You have to understand that I was with other VXtreme employees, so we were all very steeped in the difficulties of sending quality video over the Internet. While in the Microsoft Home, they showed us what their video software would do if they were given sufficient bandwidth. Wow, was it georgous. In 1997. Of course some of the georgosity came from the big screen TV, but it was full frame rate high quality video, delivered over some kind of consumer-quality network connection.
I think the television companies have little time left. The end-user bandwidth availability is improving drastically. I've seen a few articles talking about 20mbps service in some cities. Maybe that's a shared bandwidth service like cable TV, but really all that's stopping high bandwidth availability is the communication medium. If it were all fiber, or perhaps the WiMax thingy will work well enough, then all the bandwidth we could want would be at our fingertips.
The software geeks of the world have shown they can make software that will change the world.
I see the other respondant to this article is talking about bittorrent. I'll say that I haven't used bittorrent but the introduction page sure makes it sound interesting. As a technology it solves one of the technological problems. Namely, if you're offering large file for distribution, then the bandwidth charges will kill you if the file were to become popular. Bittorrent distributes the load across the network so that your site isn't killed.
But I don't think bittorrent by itself is the solution. The technology could prove useful, but then so can the Akamai network. The solution will be in a fully integrated service.
For example take the iTunes video service. You do a few clicks, and suddenly your credit card is charged another $1.99 and 20 minutes or so later you've got another show downloaded to your computer.
It just so happens I'd downloaded a bittorrent client yesterady. So I decided to try it out. It was suggested to try the torrent spy service. That's a good recommendation, because one large problem with bittorrent files is to find them. The Torrent Spy site helps you do so.
I found a few interesting files, and am in the process of downloading them. This is not nicely integrated like iTunes is, as it takes several steps. First you must find the "TORRENT" file and download that. But that's just a small file with instructions that the bittorrent client uses to do the actual download.

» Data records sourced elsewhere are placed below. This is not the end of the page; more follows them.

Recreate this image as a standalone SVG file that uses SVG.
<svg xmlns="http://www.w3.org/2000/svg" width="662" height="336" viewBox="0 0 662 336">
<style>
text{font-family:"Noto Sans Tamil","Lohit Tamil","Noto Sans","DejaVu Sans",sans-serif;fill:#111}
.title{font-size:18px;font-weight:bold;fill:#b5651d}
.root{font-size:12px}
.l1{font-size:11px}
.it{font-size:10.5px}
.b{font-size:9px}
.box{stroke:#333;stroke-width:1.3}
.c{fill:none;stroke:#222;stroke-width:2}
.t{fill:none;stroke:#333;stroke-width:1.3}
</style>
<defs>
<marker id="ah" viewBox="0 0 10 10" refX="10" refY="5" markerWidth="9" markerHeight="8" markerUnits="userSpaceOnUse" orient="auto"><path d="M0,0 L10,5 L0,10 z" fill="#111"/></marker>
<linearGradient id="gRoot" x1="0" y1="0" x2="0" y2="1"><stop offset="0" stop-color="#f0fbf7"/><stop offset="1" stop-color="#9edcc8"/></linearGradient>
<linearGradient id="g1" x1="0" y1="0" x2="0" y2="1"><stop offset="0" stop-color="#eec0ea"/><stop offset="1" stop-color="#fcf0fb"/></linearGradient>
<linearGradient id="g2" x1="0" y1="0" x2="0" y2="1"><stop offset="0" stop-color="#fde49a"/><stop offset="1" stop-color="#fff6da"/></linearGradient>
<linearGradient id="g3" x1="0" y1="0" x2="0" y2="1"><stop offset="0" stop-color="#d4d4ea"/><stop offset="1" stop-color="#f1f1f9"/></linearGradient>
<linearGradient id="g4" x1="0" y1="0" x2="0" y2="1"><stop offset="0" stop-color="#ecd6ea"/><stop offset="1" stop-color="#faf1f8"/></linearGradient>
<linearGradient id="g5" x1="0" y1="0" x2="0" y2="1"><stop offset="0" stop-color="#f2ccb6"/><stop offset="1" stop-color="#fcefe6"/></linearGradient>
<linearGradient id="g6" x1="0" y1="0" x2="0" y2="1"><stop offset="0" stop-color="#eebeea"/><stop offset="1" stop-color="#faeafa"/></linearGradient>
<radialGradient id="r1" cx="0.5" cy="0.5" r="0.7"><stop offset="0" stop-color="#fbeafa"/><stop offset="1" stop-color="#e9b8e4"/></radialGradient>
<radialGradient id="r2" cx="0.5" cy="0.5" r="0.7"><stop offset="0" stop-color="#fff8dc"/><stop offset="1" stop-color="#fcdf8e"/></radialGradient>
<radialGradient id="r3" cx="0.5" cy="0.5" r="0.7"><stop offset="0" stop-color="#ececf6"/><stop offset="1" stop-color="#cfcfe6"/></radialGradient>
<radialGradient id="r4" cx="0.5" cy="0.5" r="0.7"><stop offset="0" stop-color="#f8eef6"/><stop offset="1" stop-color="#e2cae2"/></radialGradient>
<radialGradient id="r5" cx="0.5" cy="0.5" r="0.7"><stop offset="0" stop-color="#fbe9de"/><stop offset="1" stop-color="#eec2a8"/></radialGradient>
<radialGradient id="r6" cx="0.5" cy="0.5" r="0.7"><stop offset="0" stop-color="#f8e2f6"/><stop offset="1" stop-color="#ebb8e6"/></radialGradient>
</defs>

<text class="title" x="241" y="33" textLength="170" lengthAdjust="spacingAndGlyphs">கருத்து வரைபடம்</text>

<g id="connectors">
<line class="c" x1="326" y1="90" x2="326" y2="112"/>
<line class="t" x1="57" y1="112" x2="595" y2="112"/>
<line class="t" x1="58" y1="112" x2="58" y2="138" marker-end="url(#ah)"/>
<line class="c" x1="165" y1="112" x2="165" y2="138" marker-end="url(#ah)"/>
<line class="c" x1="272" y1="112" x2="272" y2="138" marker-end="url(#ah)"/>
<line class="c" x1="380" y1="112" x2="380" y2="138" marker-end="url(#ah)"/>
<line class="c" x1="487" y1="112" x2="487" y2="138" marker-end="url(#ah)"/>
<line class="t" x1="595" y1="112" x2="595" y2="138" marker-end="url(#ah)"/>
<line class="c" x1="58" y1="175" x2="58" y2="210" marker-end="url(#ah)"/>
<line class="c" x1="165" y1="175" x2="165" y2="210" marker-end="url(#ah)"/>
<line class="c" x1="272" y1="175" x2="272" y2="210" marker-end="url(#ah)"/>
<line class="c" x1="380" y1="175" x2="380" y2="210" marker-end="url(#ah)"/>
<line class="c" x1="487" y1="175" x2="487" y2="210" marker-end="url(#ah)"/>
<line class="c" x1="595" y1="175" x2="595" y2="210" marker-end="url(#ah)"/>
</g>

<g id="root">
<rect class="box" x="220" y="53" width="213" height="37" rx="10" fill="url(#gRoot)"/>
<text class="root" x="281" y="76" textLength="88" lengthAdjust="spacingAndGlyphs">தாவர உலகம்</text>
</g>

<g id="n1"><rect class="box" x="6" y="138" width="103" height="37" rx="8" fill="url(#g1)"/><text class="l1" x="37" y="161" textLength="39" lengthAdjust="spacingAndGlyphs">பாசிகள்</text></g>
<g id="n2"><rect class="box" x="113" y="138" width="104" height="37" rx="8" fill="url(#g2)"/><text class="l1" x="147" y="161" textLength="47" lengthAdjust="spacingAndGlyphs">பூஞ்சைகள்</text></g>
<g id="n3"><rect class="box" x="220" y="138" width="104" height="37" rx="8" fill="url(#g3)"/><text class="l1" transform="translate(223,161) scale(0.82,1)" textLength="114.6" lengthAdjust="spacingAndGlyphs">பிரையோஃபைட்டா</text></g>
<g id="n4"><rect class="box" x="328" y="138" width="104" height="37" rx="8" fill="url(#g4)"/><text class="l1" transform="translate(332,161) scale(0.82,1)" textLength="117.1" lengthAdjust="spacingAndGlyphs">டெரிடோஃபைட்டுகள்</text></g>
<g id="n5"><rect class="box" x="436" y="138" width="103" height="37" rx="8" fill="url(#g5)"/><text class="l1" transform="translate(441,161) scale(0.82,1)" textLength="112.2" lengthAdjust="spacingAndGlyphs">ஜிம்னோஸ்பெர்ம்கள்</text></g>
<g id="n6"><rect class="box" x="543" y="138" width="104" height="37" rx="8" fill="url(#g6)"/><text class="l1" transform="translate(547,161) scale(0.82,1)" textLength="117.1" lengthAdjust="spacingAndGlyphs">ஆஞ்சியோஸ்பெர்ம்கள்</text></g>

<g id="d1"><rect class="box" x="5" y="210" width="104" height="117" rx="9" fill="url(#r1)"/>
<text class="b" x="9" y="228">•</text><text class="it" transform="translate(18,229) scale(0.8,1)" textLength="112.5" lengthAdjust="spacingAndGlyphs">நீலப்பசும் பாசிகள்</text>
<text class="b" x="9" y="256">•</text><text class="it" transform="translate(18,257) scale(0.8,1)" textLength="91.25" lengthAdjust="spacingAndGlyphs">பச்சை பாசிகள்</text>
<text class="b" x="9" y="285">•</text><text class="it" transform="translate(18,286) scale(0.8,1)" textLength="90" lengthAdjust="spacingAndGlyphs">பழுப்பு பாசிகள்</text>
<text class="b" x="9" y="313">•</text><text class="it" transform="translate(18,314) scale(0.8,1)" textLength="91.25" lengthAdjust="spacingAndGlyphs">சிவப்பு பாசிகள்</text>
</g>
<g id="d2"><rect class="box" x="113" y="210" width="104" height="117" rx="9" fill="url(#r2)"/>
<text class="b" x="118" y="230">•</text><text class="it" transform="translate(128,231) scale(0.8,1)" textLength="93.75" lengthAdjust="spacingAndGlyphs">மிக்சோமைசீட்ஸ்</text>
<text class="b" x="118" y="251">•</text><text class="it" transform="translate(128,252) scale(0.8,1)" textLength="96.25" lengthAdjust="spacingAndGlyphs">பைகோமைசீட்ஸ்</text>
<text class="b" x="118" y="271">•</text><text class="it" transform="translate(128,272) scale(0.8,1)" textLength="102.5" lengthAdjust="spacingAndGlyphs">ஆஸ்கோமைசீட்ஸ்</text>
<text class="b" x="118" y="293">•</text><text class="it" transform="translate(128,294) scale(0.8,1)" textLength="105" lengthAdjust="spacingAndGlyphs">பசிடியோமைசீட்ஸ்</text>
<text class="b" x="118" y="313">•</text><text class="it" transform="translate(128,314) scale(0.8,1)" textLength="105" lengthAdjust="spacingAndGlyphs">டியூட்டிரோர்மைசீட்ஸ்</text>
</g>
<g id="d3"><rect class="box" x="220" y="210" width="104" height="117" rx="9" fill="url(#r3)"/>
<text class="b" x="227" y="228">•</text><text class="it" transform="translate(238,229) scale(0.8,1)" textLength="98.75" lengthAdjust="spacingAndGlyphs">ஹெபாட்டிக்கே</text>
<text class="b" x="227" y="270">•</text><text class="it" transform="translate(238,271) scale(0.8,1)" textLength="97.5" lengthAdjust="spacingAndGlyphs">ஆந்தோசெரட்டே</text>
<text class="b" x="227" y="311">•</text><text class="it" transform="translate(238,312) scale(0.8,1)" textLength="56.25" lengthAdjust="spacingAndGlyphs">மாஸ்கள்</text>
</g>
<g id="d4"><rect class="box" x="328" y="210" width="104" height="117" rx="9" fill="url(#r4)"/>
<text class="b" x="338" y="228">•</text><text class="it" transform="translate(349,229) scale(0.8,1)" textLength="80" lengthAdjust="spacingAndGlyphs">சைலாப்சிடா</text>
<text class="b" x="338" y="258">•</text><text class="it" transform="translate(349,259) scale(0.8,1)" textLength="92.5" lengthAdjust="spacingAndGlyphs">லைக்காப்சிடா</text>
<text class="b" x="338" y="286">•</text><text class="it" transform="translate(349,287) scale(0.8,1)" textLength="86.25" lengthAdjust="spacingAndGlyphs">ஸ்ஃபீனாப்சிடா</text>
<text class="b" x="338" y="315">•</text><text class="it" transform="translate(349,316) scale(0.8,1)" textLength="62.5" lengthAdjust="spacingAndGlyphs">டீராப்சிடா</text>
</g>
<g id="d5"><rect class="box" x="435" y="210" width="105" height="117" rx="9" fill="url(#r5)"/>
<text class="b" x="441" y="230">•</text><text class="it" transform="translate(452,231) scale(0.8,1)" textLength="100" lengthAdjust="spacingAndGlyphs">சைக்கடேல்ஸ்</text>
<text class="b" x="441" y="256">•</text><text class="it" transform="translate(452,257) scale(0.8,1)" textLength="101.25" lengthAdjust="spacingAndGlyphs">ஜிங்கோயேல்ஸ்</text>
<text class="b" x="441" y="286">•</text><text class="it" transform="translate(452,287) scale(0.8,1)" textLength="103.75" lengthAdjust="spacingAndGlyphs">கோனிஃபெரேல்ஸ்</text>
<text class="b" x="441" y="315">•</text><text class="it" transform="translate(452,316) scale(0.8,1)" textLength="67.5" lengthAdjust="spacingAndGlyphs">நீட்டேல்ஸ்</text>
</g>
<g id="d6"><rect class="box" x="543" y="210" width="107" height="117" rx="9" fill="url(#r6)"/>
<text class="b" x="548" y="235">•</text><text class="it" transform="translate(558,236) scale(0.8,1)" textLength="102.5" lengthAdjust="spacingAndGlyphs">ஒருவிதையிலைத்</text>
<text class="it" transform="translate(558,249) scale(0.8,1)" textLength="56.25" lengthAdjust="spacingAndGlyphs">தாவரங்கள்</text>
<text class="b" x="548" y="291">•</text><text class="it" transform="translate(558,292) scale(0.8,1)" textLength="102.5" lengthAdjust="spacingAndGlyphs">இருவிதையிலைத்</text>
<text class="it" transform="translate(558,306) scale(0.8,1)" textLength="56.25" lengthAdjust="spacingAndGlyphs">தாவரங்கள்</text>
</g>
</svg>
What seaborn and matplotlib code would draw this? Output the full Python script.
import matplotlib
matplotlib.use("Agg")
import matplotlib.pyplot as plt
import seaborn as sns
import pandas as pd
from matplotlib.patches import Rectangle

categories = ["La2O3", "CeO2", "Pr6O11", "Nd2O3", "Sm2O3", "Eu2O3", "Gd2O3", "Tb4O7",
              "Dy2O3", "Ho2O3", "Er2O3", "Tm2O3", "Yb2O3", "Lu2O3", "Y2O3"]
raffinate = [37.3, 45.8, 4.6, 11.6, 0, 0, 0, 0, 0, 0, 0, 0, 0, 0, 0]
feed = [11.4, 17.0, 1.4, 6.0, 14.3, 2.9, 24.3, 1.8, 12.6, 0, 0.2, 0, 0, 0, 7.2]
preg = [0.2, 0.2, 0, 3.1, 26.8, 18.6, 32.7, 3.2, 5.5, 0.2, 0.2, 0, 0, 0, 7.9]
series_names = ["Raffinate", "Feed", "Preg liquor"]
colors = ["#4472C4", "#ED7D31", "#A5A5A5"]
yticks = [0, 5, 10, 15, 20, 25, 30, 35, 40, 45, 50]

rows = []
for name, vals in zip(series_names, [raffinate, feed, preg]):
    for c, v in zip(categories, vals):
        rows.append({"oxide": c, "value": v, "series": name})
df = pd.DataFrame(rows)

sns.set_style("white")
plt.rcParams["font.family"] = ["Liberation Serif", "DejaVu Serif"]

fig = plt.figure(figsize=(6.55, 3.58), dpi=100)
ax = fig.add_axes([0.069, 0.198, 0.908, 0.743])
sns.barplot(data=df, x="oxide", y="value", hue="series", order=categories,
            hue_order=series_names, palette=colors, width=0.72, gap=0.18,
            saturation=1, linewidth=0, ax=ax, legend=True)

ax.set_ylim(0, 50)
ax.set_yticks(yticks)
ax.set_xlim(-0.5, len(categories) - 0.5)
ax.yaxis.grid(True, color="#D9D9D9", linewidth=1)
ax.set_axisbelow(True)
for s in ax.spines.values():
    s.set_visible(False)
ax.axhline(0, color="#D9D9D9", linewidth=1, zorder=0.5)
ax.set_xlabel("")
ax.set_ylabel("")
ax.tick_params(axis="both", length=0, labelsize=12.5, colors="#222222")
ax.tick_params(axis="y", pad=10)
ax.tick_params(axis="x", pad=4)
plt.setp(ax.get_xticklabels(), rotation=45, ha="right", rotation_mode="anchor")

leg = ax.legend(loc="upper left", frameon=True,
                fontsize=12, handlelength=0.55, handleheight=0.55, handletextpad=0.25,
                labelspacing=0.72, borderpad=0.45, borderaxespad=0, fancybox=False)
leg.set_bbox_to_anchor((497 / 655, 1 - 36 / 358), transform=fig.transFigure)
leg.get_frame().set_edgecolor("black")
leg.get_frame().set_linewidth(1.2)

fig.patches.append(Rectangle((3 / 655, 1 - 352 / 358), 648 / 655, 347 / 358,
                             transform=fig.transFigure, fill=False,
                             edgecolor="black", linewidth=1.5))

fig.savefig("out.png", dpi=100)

After downloading the TORRENT file you use the bittorrent client, as it to open the torrent file, and it starts the download. But, uh, I see here the download speed is not terribly good. I've got a 384kbps connection, with two thingies currently being downloaded, one is at 13.8kb/s and the other at 4kb/s. One of the things I'm downloading is a DVD, a commercial DVD that's been ripped, and it's going to take somewhere around another 10 days to download at the current rate. Somehow I don't think I'll wait that long.
I don't know what problem bittorrent is trying to solve, but it clearly is not ready for prime time.